Выбрать главу

В связи с латынью вспоминается apte dictum12 , услышанное в далекой студенческой юности. Одно время я ходил на занятия древнегреческим в класс Александра Николаевича Попова, старенького профессора, успевшего попреподавать еще в царской гимназии, автора грамматик и учебников.

Как-то один из тоже факультативных слушателей попросил разрешения уйти с середины урока, и Попов его, конечно, отпустил. Проводив ушедшего взглядом, Попов обернулся к классу и с благостной улыбкой, кивая после каждого слова, произнес:

Sit ei terra levis ( лат . “Да будет ему земля легка” (то есть пухом).

Соль была не только в том, что такое говорится о покойниках, но, главное, в том, что сказано это было на латыни, то есть на языке, в данной аудитории доступном каждому — даже я понял. Опуститься до русского Попов не счел уместным, но, очевидно, хотел избежать и герметичности греческого и избрал, так сказать, средний штиль. Наверно, что-нибудь лапидарное было отпущено и по моему адресу, когда я вскоре прекратил свои посещения.

А недавно в Лос-Анджелесе я услышал шикарную формулировку на самом что ни на есть простецком русском, с мещанистым южным акцентом. Это было несколько лет назад, вскоре после событий 11 сентября. Мы с приятелем ужинали в русском ресторанчике в районе Ферфакса. Один из компании мужчин за соседним столиком встал и, прощаясь, пошел к выходу. Вслед ему что-то весело кричали, но разобрал я только реплику:

— Ну, ты, эта, смари, шоб в самолет кто не зашел.

В смысле — fly safely13.

Кончу на жизнеутверждающей ноте. В 1984 году мы катали моего приехавшего из России папу по Франции. Машину мы брали в Париже. Пока Ольга оформляла в конторе бумаги, механик повел меня в гараж и бегло озна­комил с выдаваемым нам “рено”. Все вроде было ясно, но у меня машина не заводилась. Механик снова сел за руль, вставил ключ в зажигание, повернул, мотор заработал. Механик вылез, пожал плечами и, доверительно скосив глаза на ключ, изронил вечно галльское:

— C’est comme une femme, doucement, hein? (“Это как с женщиной, легонько, да?”)

 

В СТОРОНУ СКЛИФА

 

Это было в легендарные 60-е. Точнее — 31 декабря 1964 года. Я ехал в троллейбусе по Садовому кольцу в Институт Склифосовского проведать лежавшую там после аборта знакомую.

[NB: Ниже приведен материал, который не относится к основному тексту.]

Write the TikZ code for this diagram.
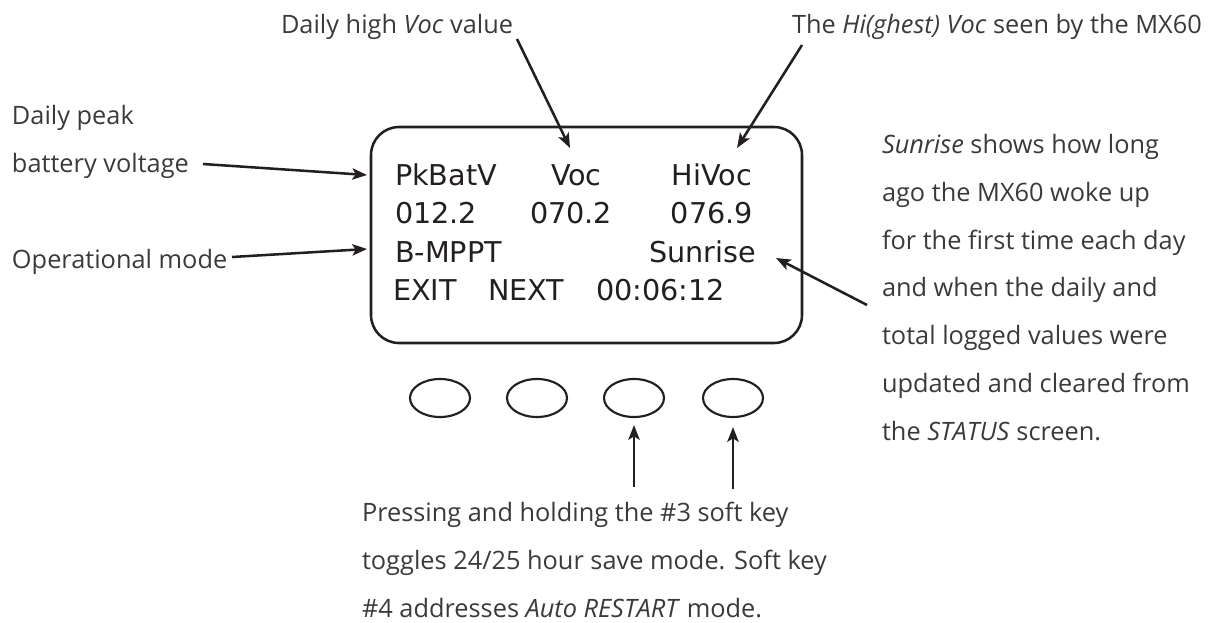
\documentclass[tikz,border=0pt]{standalone}
\usepackage{fontspec}
\setmainfont{Open Sans}
\newfontfamily\lcdfont{DejaVu Sans}
\usetikzlibrary{arrows.meta,shapes.geometric}
\definecolor{ink}{HTML}{231F20}
\definecolor{txt}{HTML}{3A3A3A}
\begin{document}
\begin{tikzpicture}[x=0.75pt,y=-0.75pt,
  note/.style={font=\fontsize{19}{35.8}\selectfont, text=txt, inner sep=0pt, outer sep=0pt, align=left},
  lcd/.style={font=\lcdfont\fontsize{21.5}{21.5}\selectfont, text=ink, inner sep=0pt, outer sep=0pt},
  arr/.style={-{Stealth[length=11pt,width=8.5pt,inset=2.5pt]}, line width=1.9pt, draw=ink},
  softkey/.style={ellipse, draw=ink, line width=1.6pt, minimum width=45pt, minimum height=28.5pt, inner sep=0pt}]
\useasboundingbox (0,0) rectangle (1211,622);
% screen
\node[draw=ink, line width=1.9pt, rounded corners=21pt, minimum width=323.25pt, minimum height=162pt, inner sep=0pt] (screen) at (586.5,235) {};
\node[lcd, anchor=base west] (pk) at (395,185) {PkBatV};
\node[lcd, anchor=base west] (voc) at (551,185) {Voc};
\node[lcd, anchor=base east] (hivoc) at (752,185) {HiVoc};
\node[lcd, anchor=base west] (v1) at (395,223) {012.2};
\node[lcd, anchor=base west] (v2) at (530,223) {070.2};
\node[lcd, anchor=base east] (v3) at (753,223) {076.9};
\node[lcd, anchor=base west] (mode) at (395,262) {B-MPPT};
\node[lcd, anchor=base east] (sunrise) at (756,262) {Sunrise};
\node[lcd, anchor=base west] (exit) at (393,300) {EXIT};
\node[lcd, anchor=base west] (next) at (488,300) {NEXT};
\node[lcd, anchor=base east] (time) at (725,300) {00:06:12};
% soft keys
\node[softkey] (k1) at (440,398) {};
\node[softkey] (k2) at (537,398) {};
\node[softkey] (k3) at (634,398) {};
\node[softkey] (k4) at (733,398) {};
% notes (multi-line nodes are anchored at the baseline of their last line)
\node[note, anchor=base west] (nvoc) at (281,33) {Daily high \textit{Voc} value};
\node[note, anchor=base west] (nhivoc) at (792,33) {The \textit{Hi(ghest) Voc} seen by the MX60};
\node[note, anchor=base west] (npeak) at (12,172) {Daily peak\\battery voltage};
\node[note, anchor=base west] (nmode) at (12,268) {Operational mode};
\node[note, anchor=base west] (nsun) at (882,440) {\textit{Sunrise} shows how long\\ago the MX60 woke up\\for the first time each day\\and when the daily and\\total logged values were\\updated and cleared from\\the \textit{STATUS} screen.};
\node[note, anchor=base west] (nkeys) at (362,617) {Pressing and holding the \#3 soft key\\toggles 24/25 hour save mode. Soft key\\\#4 addresses \textit{Auto RESTART} mode.};
% connector ends
\coordinate (a1) at (517,39);  \coordinate (b1) at (570,148);
\coordinate (a2) at (802,45);  \coordinate (b2) at (737,148);
\coordinate (a3) at (203,164); \coordinate (b3) at (367,175);
\coordinate (a4) at (232,257); \coordinate (b4) at (367,249);
\coordinate (a5) at (867,305); \coordinate (b5) at (776,258);
\coordinate (a6) at (634,487); \coordinate (b6) at ([yshift=-5.25pt]k3.south);
\coordinate (a7) at (733,489); \coordinate (b7) at ([yshift=-6.75pt]k4.south);
\draw[arr] (a1) -- (b1);
\draw[arr] (a2) -- (b2);
\draw[arr] (a3) -- (b3);
\draw[arr] (a4) -- (b4);
\draw[arr] (a5) -- (b5);
\draw[arr] (a6) -- (b6);
\draw[arr] (a7) -- (b7);
\end{tikzpicture}
\end{document}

Троллейбус был в духе времени — радиофицированный и без кондуктора. Водитель оказался оригиналом, что с недавних пор позволялось. Не ограничиваясь уже принятыми передовыми формами обслуживания — объявлением остановок и призывами предъявлять друг другу проездные билеты (проездной, как и аборт, был веянием оттепели), а в противном случае опускать деньги в кассу и самостоятельно отрывать билетики, — он обращался к пассажирам со стихами:

Я женой моей доволен,

И она довольна мной —

Покупаю каждый месяц

Ей в подарок проездной, —

добавляя после небольшой паузы: “Сочинял Евтушенко, помогала Ахмадулина”.

Этот звездный союз тогда уже распался, но в народном сознании оставался нерасторжимым, так что вполне мог удостоверить статус проездного как гаранта домашнего очага. Проекция творческого “я” поэта-водителя одновременно на вымышленную рекламную семью и на мифопоэтическую чету номер один лучилась верой в социализм с человеческим лицом. По прибытии в палату я продекламировал стишок своей знакомой, подключив и нашу пунктирную связь к мощной культурной парадигме.

Новый год я встретил у друзей в Большом Гнездниковском, а основательно набравшись, поехал в Склифосовского снова — на обнаруженном в доме велосипеде. В больницу меня пустили, персонал тоже праздновал. Все шло хорошо, но на обратном пути, за рестораном “София”, велосипед развернуло на рыхлом снегу, я упал и сломал ключицу, к счастью левую. Я кое-как добрался домой, однако под утро боль вступила по-настоящему, и я отправился к Склифосовскому уже в качестве пациента. Ключица срасталась долго, но еще дольше, как ни странно, длился наш роман — до самого конца 60-х.

Теперь у меня папина квартира на Садовом кольце, и с балкона четырнадцатого этажа видно место, где я тогда навернулся. От кого был аборт, осталось загадкой.

 

ПЕРЕД ВОСХОДОМ СОЛНЦА

 

Писатели снятся мне редко. Давным-давно, в 9-м классе, приснился Проспер Мериме, с густыми бровями и в круглой меховой шапке. Брови были с портрета в старой “Литературной энциклопедии”, а шапку он, видимо, надел, прослышав о русских холодах, погубивших Наполеона. Мы всласть наговорились о литературе, особенно о Прусте.